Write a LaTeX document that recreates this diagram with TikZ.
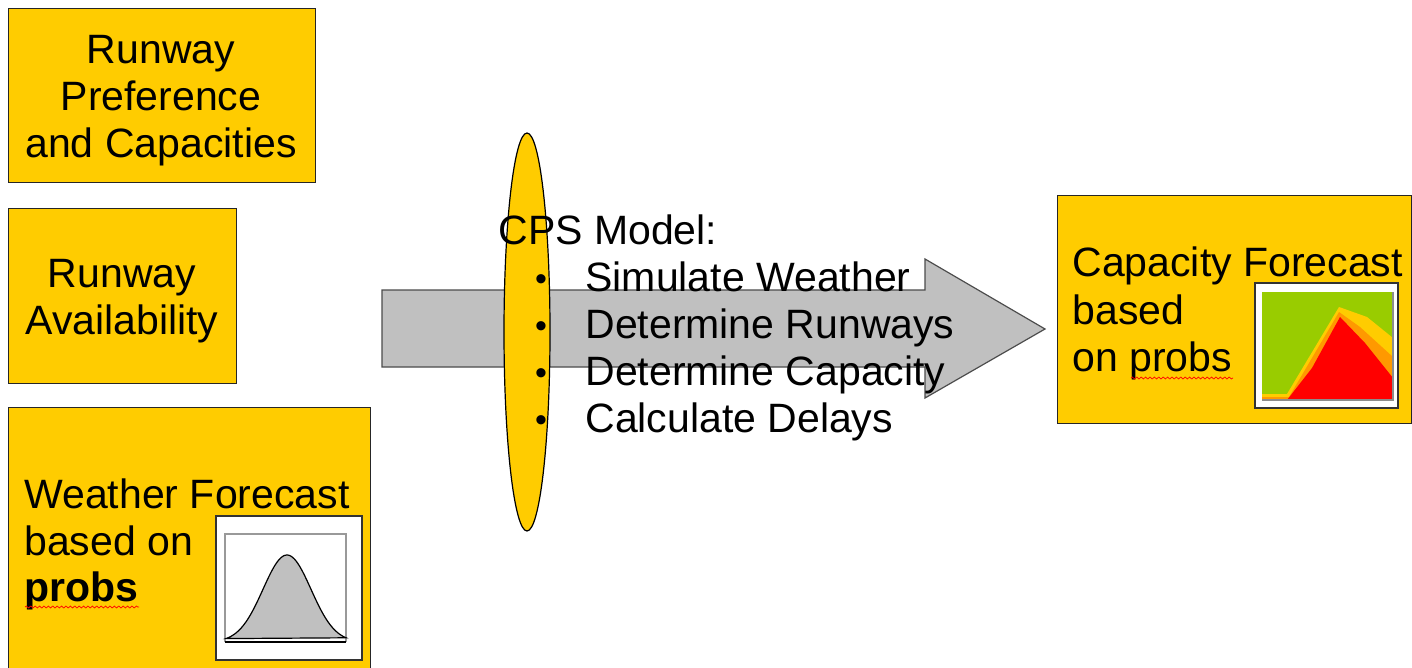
\documentclass[tikz,border=0pt]{standalone}
\usepackage{fontspec}
\setmainfont{Liberation Sans}
\usetikzlibrary{decorations.pathmorphing}
\definecolor{amber}{RGB}{255,204,0}
\definecolor{arrowgray}{RGB}{192,192,192}
\definecolor{chartgreen}{RGB}{153,204,0}
\definecolor{chartorange}{RGB}{255,153,0}
\definecolor{chartred}{RGB}{255,0,0}
\begin{document}
\begin{tikzpicture}[x=0.5pt,y=-0.5pt,
  ybox/.style={draw=black!85, fill=amber, line width=0.6pt, inner sep=0pt, anchor=north west},
  txt/.style={font=\fontsize{20.5}{23.5}\selectfont, inner sep=0pt, anchor=base},
  txtl/.style={txt, anchor=base west},
  bul/.style={font=\fontsize{17}{19}\selectfont, inner sep=0pt, anchor=base},
  squiggle/.style={draw=red, line width=0.35pt, decorate, decoration={snake, amplitude=0.5pt, segment length=2.2pt}},
  frame/.style={draw=black!80, fill=white, line width=0.6pt}]
\clip (0,0) rectangle (1412,668);
\fill[white] (0,0) rectangle (1412,668);

% input boxes
\node[ybox, minimum width=153.5pt, minimum height=87pt] (pref) at (8,8) {};
\node[txt] (pref1) at (161,64) {Runway};
\node[txt] (pref2) at (161,111) {Preference};
\node[txt] (pref3) at (161,158) {and Capacities};

\node[ybox, minimum width=114pt, minimum height=87.5pt] (avail) at (8,208) {};
\node[txt] (avail1) at (122,287) {Runway};
\node[txt] (avail2) at (122,334) {Availability};

\node[ybox, minimum width=181pt, minimum height=146.5pt] (wx) at (8,407) {};
\node[txtl] (wx1) at (24,508) {Weather Forecast};
\node[txtl] (wx2) at (24,555) {based on};
\node[txtl] (wx3) at (24,601) {\bfseries probs};
\draw[squiggle] (25,607) -- (139,607);
% weather chart
\draw[frame] (216,516) rectangle (362,660);
\draw[draw=black!40, line width=0.6pt] (225,642) -- (225,534) -- (346,534) -- (346,642);
\draw[fill=arrowgray, draw=black, line width=0.6pt]
  plot[domain=226:346, samples=80] (\x, {642-87*exp(-((\x-287)*(\x-287))/1150)}) -- cycle;
\draw[black, line width=1pt] (225,642) -- (346,642);

% big arrow
\draw[fill=arrowgray, draw=black!70, line width=0.6pt]
  (382,290) -- (925,290) -- (925,259) -- (1045,329) -- (925,398) -- (925,367) -- (382,367) -- cycle;

% ellipse
\draw[fill=amber, draw=black, line width=0.6pt] (527,332) ellipse [x radius=11.5pt, y radius=99.5pt];

% CPS text
\node[txtl] (cps) at (498,244) {CPS Model:};
\node[bul] (bu1) at (541,290) {\textbullet};
\node[bul] (bu2) at (541,337) {\textbullet};
\node[bul] (bu3) at (541,384) {\textbullet};
\node[bul] (bu4) at (541,431) {\textbullet};
\node[txtl] (it1) at (585,291) {Simulate Weather};
\node[txtl] (it2) at (585,338) {Determine Runways};
\node[txtl] (it3) at (585,385) {Determine Capacity};
\node[txtl] (it4) at (585,432) {Calculate Delays};

% output box
\node[ybox, minimum width=177pt, minimum height=114pt] (cap) at (1057,195) {};
\node[txtl] (cap1) at (1072,277) {Capacity Forecast};
\node[txtl] (cap2) at (1072,324) {based};
\node[txtl] (cap3) at (1072,371) {on probs};
\draw[squiggle] (1131,378) -- (1233,378);
% capacity chart
\draw[frame] (1255,283) rectangle (1398,408);
\fill[chartgreen] (1262,292) rectangle (1393,400);
\fill[amber] (1262,394) -- (1287,394) -- (1339,307) -- (1367,317) -- (1393,338) -- (1393,400) -- (1262,400) -- cycle;
\fill[chartorange] (1262,397) -- (1289,397) -- (1339,312) -- (1360,327) -- (1393,357) -- (1393,400) -- (1262,400) -- cycle;
\fill[chartred] (1287,400) -- (1312,368) -- (1340,317) -- (1365,343) -- (1393,378) -- (1393,400) -- cycle;
\draw[black!45, line width=0.8pt] (1262,400) -- (1393,400) -- (1393,292);
\end{tikzpicture}
\end{document}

# # #

Task instructions
Reproduce each line exactly as it appears, omitting the pictures.

Solution
Write a LaTeX document that recreates this diagram with TikZ.
\documentclass[tikz,border=0pt]{standalone}
\usepackage{fontspec}
\setmainfont{Liberation Sans}
\usetikzlibrary{decorations.pathmorphing}
\definecolor{amber}{RGB}{255,204,0}
\definecolor{arrowgray}{RGB}{192,192,192}
\definecolor{chartgreen}{RGB}{153,204,0}
\definecolor{chartorange}{RGB}{255,153,0}
\definecolor{chartred}{RGB}{255,0,0}
\begin{document}
\begin{tikzpicture}[x=0.5pt,y=-0.5pt,
  ybox/.style={draw=black!85, fill=amber, line width=0.6pt, inner sep=0pt, anchor=north west},
  txt/.style={font=\fontsize{20.5}{23.5}\selectfont, inner sep=0pt, anchor=base},
  txtl/.style={txt, anchor=base west},
  bul/.style={font=\fontsize{17}{19}\selectfont, inner sep=0pt, anchor=base},
  squiggle/.style={draw=red, line width=0.35pt, decorate, decoration={snake, amplitude=0.5pt, segment length=2.2pt}},
  frame/.style={draw=black!80, fill=white, line width=0.6pt}]
\clip (0,0) rectangle (1412,668);
\fill[white] (0,0) rectangle (1412,668);

% input boxes
\node[ybox, minimum width=153.5pt, minimum height=87pt] (pref) at (8,8) {};
\node[txt] (pref1) at (161,64) {Runway};
\node[txt] (pref2) at (161,111) {Preference};
\node[txt] (pref3) at (161,158) {and Capacities};

\node[ybox, minimum width=114pt, minimum height=87.5pt] (avail) at (8,208) {};
\node[txt] (avail1) at (122,287) {Runway};
\node[txt] (avail2) at (122,334) {Availability};

\node[ybox, minimum width=181pt, minimum height=146.5pt] (wx) at (8,407) {};
\node[txtl] (wx1) at (24,508) {Weather Forecast};
\node[txtl] (wx2) at (24,555) {based on};
\node[txtl] (wx3) at (24,601) {\bfseries probs};
\draw[squiggle] (25,607) -- (139,607);
% weather chart
\draw[frame] (216,516) rectangle (362,660);
\draw[draw=black!40, line width=0.6pt] (225,642) -- (225,534) -- (346,534) -- (346,642);
\draw[fill=arrowgray, draw=black, line width=0.6pt]
  plot[domain=226:346, samples=80] (\x, {642-87*exp(-((\x-287)*(\x-287))/1150)}) -- cycle;
\draw[black, line width=1pt] (225,642) -- (346,642);

% big arrow
\draw[fill=arrowgray, draw=black!70, line width=0.6pt]
  (382,290) -- (925,290) -- (925,259) -- (1045,329) -- (925,398) -- (925,367) -- (382,367) -- cycle;

% ellipse
\draw[fill=amber, draw=black, line width=0.6pt] (527,332) ellipse [x radius=11.5pt, y radius=99.5pt];

% CPS text
\node[txtl] (cps) at (498,244) {CPS Model:};
\node[bul] (bu1) at (541,290) {\textbullet};
\node[bul] (bu2) at (541,337) {\textbullet};
\node[bul] (bu3) at (541,384) {\textbullet};
\node[bul] (bu4) at (541,431) {\textbullet};
\node[txtl] (it1) at (585,291) {Simulate Weather};
\node[txtl] (it2) at (585,338) {Determine Runways};
\node[txtl] (it3) at (585,385) {Determine Capacity};
\node[txtl] (it4) at (585,432) {Calculate Delays};

% output box
\node[ybox, minimum width=177pt, minimum height=114pt] (cap) at (1057,195) {};
\node[txtl] (cap1) at (1072,277) {Capacity Forecast};
\node[txtl] (cap2) at (1072,324) {based};
\node[txtl] (cap3) at (1072,371) {on probs};
\draw[squiggle] (1131,378) -- (1233,378);
% capacity chart
\draw[frame] (1255,283) rectangle (1398,408);
\fill[chartgreen] (1262,292) rectangle (1393,400);
\fill[amber] (1262,394) -- (1287,394) -- (1339,307) -- (1367,317) -- (1393,338) -- (1393,400) -- (1262,400) -- cycle;
\fill[chartorange] (1262,397) -- (1289,397) -- (1339,312) -- (1360,327) -- (1393,357) -- (1393,400) -- (1262,400) -- cycle;
\fill[chartred] (1287,400) -- (1312,368) -- (1340,317) -- (1365,343) -- (1393,378) -- (1393,400) -- cycle;
\draw[black!45, line width=0.8pt] (1262,400) -- (1393,400) -- (1393,292);
\end{tikzpicture}
\end{document}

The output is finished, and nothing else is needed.